Runoff election in Brazil: Bolsonaro’s party questions Lula’s victory

A good three weeks after right-wing President Jair Bolsonaro was voted out of office in Brazil, his party is questioning the results of the runoff elections and wants some of the votes cast to be declared invalid. The Liberal Party (PL) has submitted an application to the Supreme Electoral Court, party leader Valdemar da Costa said on Tuesday (local time). Bolsonaro’s party doubts that all electronic ballot boxes worked properly. In the Oct. 30 runoff, left-wing former President Luiz Inácio “Lula” da Silva won a narrow victory.

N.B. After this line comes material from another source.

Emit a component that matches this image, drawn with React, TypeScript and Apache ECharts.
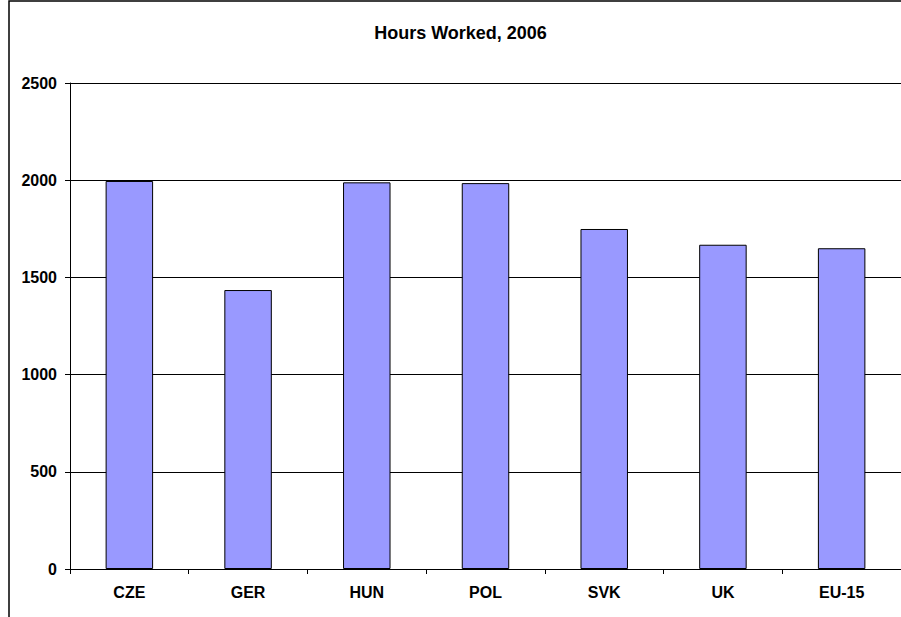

So far, Bolsonaro has not explicitly acknowledged his defeat. Lula will take office on January 1, 2023. He received 50.9 percent of the vote in the runoff, Bolsonaro got 49.1 percent. Even before the vote, Bolsonaro had repeatedly expressed doubts about the electoral system and indicated that he might not recognize the result.

Bolsonaro’s Liberal Party is now claiming that older models of Brazil’s e-ballot boxes had problems. As a result, party members are demanding that those votes cast be voided. If only the new models are considered reliable, the conservative president would be re-elected with 51.05 percent of the vote, according to the party.

24 hours reflection time

The electoral court replied that the same devices were used in both ballots. Therefore, the allegations will only be considered if the first ballot is also reviewed, wrote Judge Alexandre de Moraes. He gave the Liberal Party 24 hours to decide how to proceed. His decision puts the Liberal Party in a difficult position, as challenging the results of the first round would likely affect the election of many of its members in Congress.

The Brazilian financial market, however, reacted sensitively to the news. The real fell as much as 1.6 percent, while shares fell 1.4 percent as of 4:37 p.m. local time in Sao Paulo.

“The biggest risk after the elections was that the results would be contested,” the news agency quoted as saying Bloomberg Tiago Cunha, a manager at Ace Capital. “That was gone, but now it’s back.”